• Exercise requirements:
Where the data below has the string "Generate", return the whole line.

• Given information:
^^^^^^^^

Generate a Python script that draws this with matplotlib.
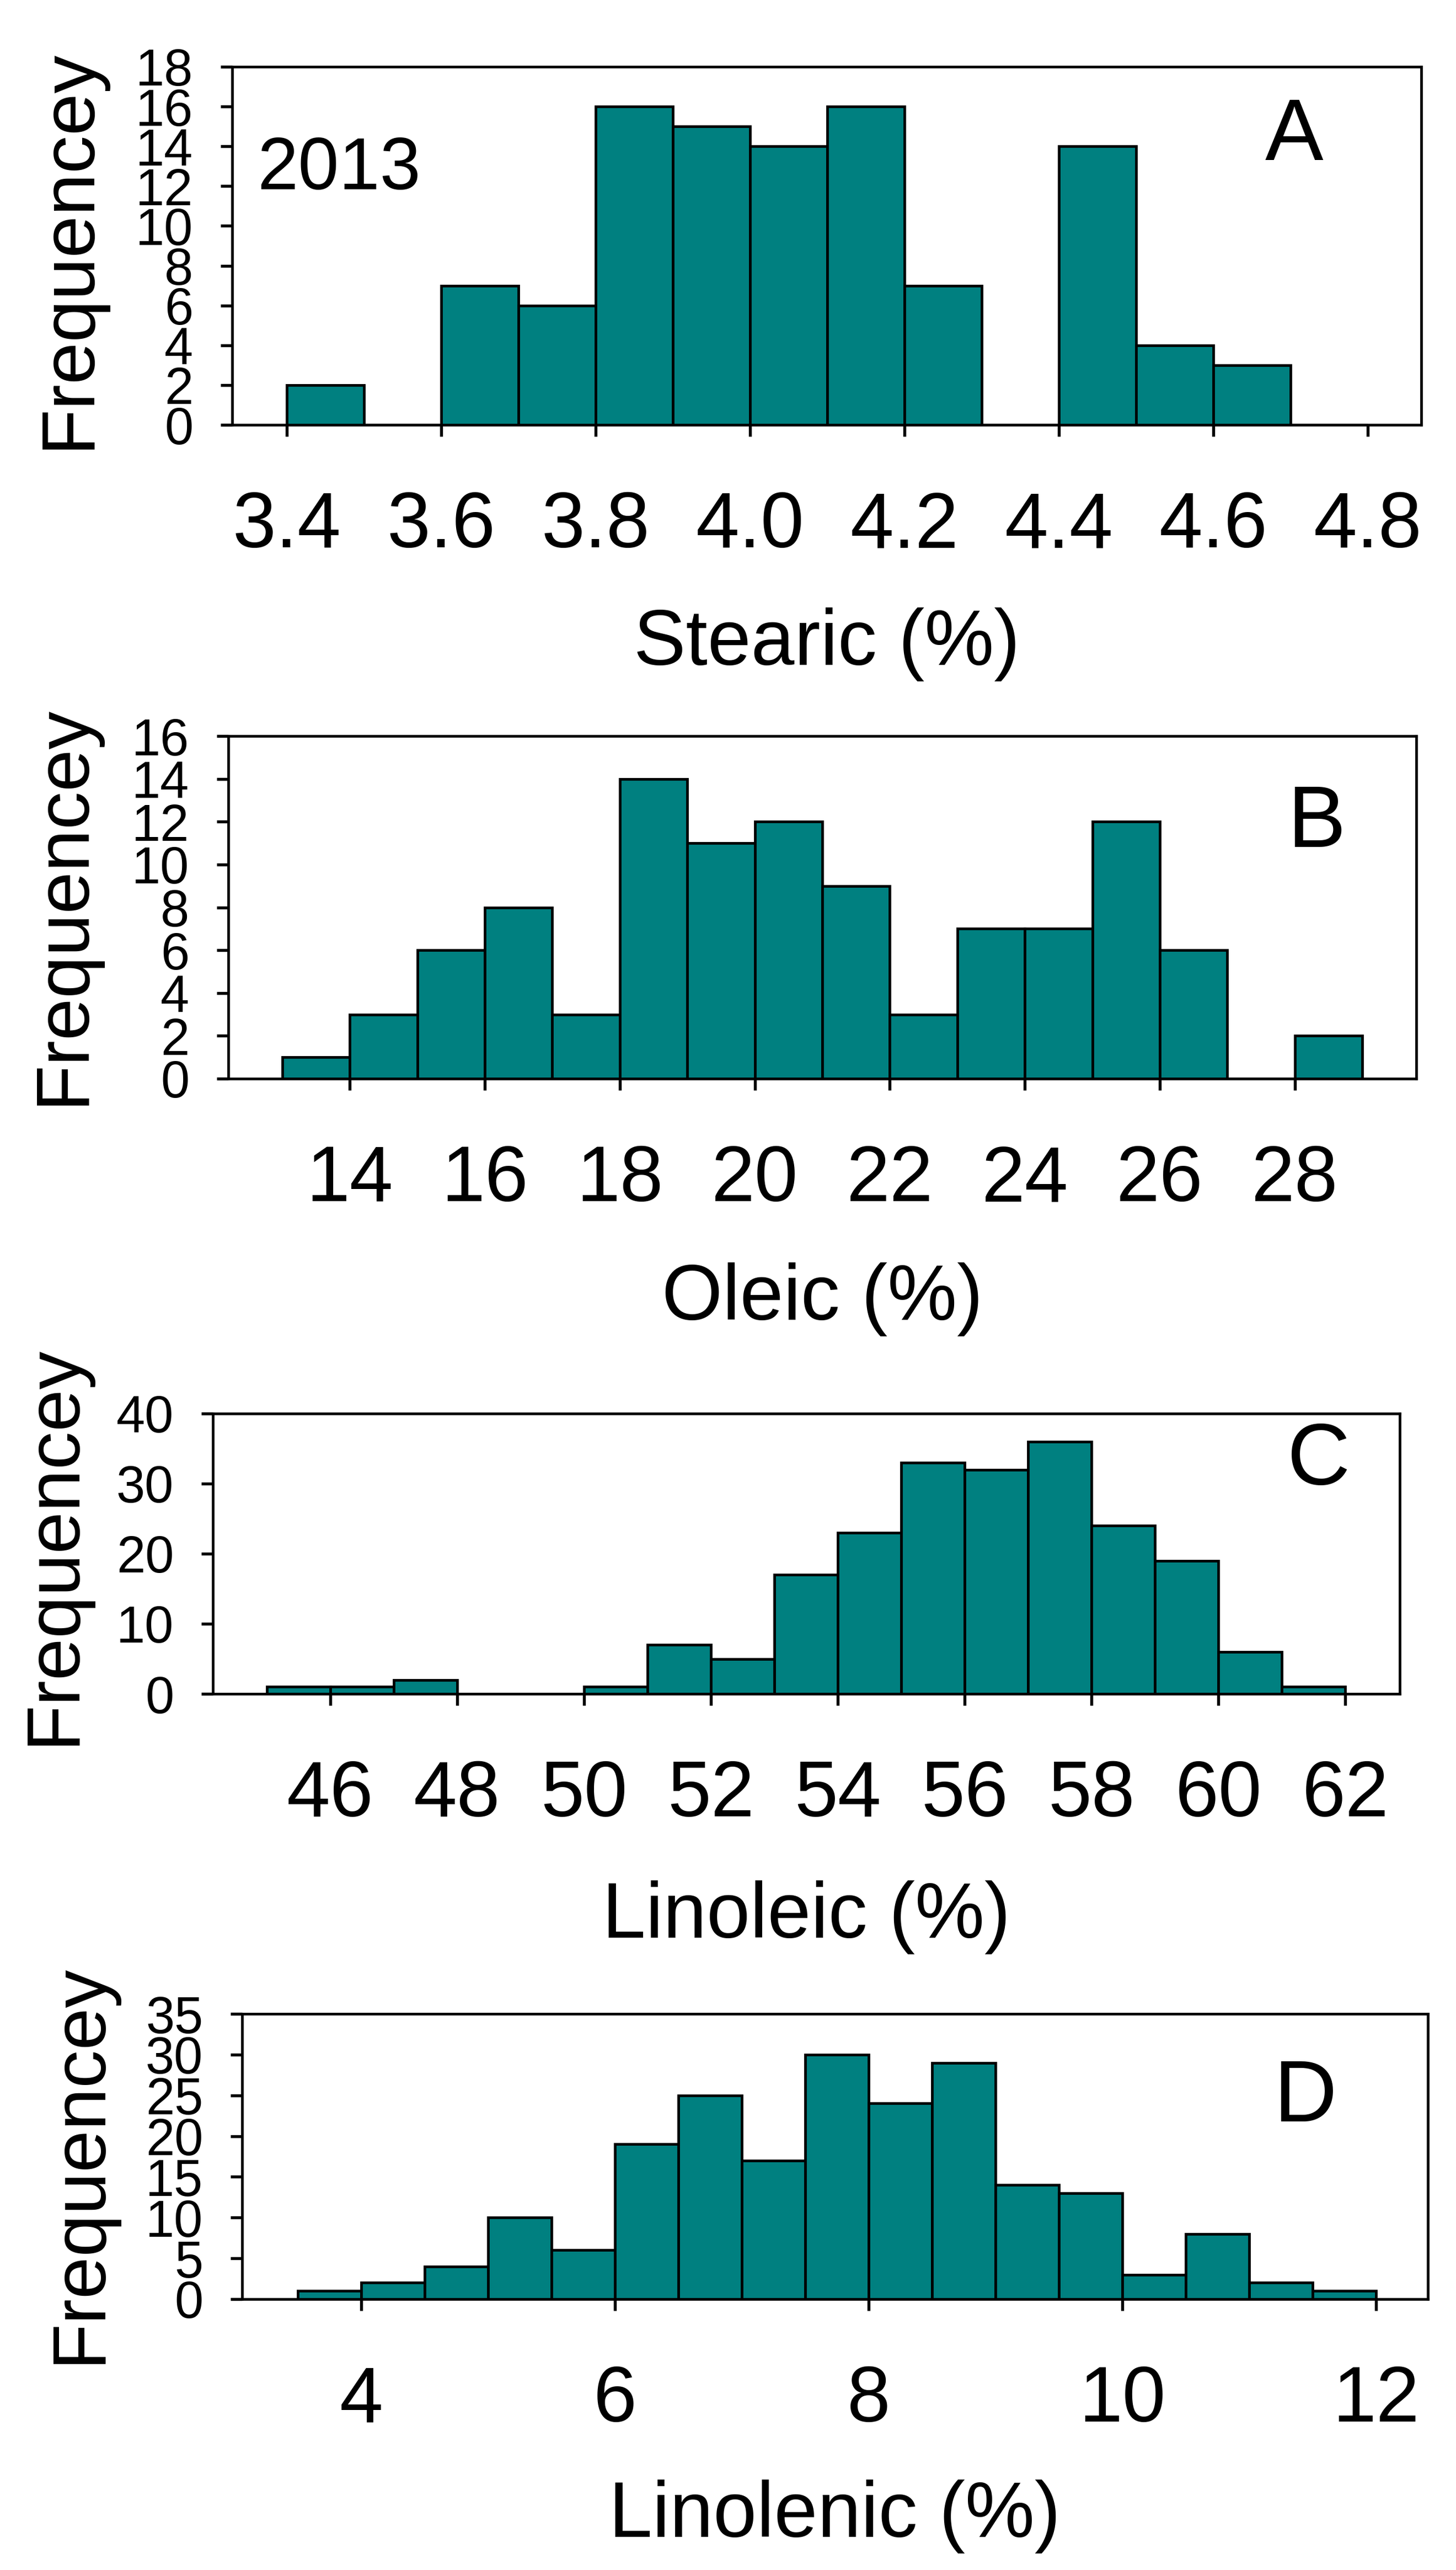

^^^^^^^^

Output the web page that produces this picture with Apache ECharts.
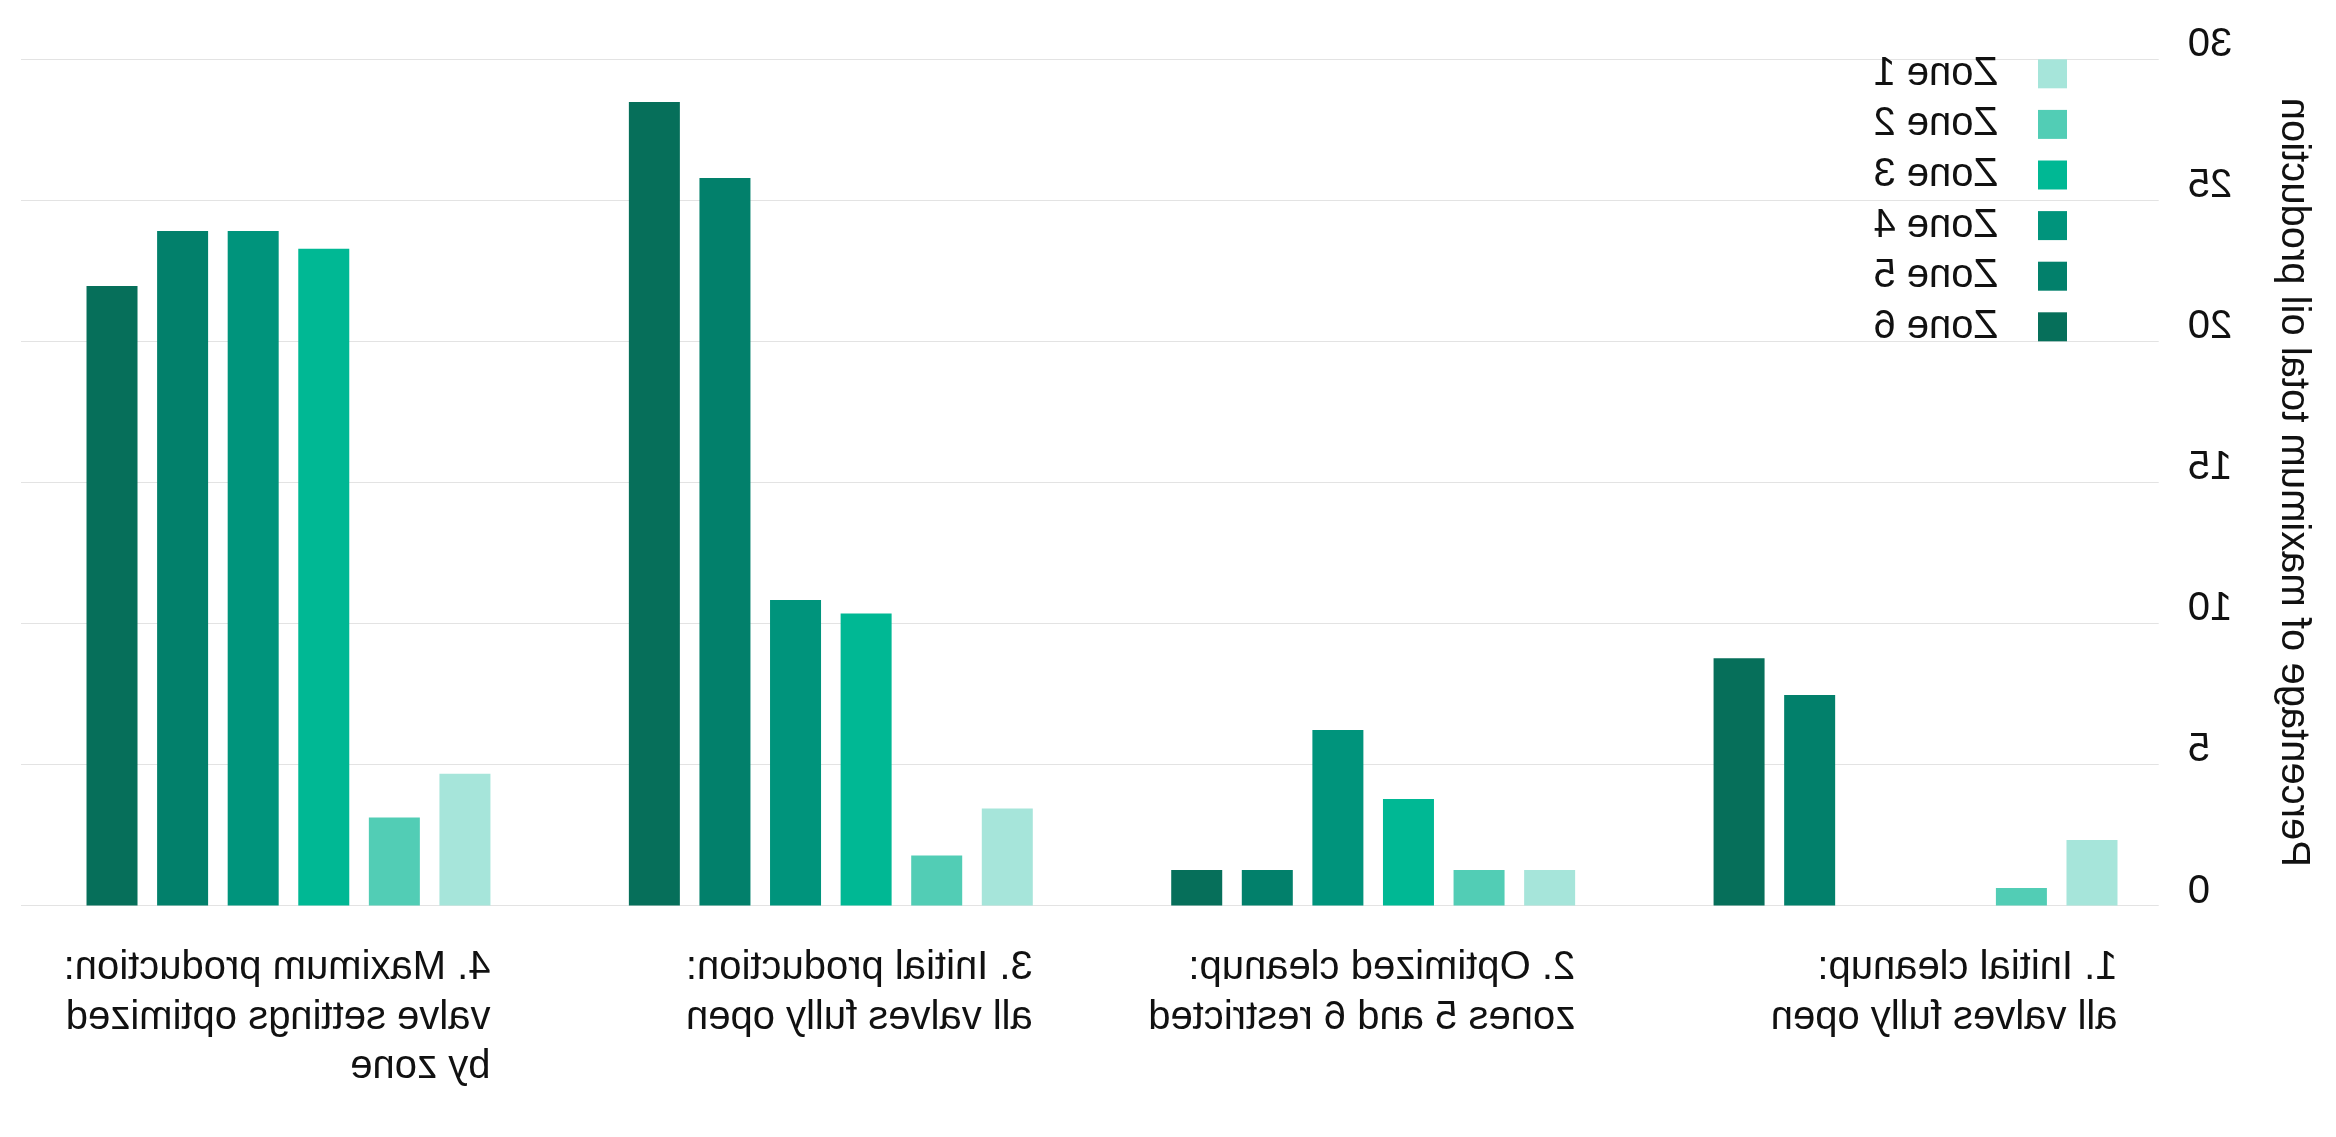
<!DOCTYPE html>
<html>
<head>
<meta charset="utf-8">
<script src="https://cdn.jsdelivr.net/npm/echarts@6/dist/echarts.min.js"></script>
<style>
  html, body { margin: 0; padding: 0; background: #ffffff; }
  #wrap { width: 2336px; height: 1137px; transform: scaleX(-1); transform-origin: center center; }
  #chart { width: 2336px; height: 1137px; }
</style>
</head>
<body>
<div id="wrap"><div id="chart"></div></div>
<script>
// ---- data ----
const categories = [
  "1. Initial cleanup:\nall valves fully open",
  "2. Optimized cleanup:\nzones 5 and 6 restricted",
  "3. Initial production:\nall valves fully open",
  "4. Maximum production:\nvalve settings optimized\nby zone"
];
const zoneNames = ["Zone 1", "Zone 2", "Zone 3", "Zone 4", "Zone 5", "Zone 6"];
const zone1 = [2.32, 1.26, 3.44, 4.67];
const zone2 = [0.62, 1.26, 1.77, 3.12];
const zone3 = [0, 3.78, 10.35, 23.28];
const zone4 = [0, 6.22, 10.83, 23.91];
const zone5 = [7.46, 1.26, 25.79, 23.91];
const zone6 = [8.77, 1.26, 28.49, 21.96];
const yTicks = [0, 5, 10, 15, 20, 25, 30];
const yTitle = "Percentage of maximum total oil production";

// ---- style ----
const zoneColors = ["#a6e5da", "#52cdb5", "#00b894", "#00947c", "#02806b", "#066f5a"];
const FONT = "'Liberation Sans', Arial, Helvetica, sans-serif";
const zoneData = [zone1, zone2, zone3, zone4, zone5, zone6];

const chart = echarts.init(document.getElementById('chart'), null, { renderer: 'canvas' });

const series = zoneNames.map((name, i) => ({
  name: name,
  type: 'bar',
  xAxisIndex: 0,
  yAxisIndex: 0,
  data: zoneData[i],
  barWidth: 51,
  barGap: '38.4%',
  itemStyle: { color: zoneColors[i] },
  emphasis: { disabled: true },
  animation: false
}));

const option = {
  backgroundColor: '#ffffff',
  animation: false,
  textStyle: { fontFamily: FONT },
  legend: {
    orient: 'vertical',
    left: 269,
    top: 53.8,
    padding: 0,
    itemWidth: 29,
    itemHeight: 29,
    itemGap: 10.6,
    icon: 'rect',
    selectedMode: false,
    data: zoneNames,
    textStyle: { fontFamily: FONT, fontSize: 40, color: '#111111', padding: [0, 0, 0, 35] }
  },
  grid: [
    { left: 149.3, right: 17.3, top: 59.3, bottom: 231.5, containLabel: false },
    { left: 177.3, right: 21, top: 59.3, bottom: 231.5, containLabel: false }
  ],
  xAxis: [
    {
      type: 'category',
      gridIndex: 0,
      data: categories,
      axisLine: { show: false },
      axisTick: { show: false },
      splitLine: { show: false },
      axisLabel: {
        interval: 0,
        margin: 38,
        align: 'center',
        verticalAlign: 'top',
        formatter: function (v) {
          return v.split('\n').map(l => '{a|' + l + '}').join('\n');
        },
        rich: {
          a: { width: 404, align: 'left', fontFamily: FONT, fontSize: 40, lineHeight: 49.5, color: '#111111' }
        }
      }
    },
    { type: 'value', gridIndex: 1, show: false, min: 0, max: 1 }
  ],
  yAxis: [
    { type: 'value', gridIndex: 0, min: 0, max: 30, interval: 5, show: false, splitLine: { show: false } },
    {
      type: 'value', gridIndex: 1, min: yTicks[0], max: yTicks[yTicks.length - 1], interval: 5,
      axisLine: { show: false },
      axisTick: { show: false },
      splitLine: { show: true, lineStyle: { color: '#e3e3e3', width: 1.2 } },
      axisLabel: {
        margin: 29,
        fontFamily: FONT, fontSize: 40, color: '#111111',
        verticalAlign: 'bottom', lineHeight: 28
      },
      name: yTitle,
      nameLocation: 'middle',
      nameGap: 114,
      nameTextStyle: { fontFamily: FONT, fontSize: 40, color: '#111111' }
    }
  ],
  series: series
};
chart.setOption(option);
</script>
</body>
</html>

^^^^^^^^

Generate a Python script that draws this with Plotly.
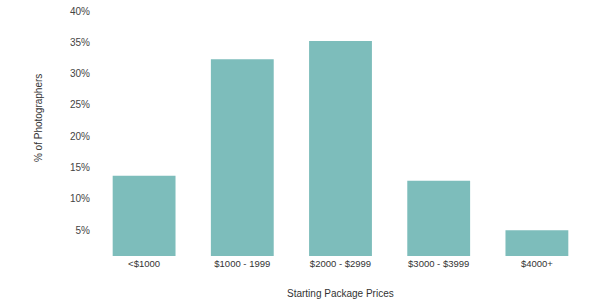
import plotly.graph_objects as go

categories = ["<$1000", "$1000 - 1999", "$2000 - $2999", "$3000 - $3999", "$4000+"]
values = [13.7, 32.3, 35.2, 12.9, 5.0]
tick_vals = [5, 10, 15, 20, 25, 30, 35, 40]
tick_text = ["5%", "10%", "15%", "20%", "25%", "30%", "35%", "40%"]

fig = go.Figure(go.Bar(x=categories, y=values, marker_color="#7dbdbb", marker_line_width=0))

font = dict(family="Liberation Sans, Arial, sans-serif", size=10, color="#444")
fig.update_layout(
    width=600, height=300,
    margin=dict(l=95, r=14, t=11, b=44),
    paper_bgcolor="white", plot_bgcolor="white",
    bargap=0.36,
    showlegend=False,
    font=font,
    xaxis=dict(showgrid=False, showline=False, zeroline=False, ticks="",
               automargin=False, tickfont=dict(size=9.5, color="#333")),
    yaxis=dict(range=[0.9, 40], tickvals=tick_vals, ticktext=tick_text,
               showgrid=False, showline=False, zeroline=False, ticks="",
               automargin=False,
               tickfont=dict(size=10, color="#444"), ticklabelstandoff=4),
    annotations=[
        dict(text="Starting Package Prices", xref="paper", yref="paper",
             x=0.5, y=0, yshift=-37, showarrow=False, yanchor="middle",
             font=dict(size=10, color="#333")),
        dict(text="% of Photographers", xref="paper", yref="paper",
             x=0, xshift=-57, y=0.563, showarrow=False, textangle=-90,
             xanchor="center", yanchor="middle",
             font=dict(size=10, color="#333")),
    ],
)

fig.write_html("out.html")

^^^^^^^^

• Solution for this task:
Generate a Python script that draws this with matplotlib.
Generate a Python script that draws this with Plotly.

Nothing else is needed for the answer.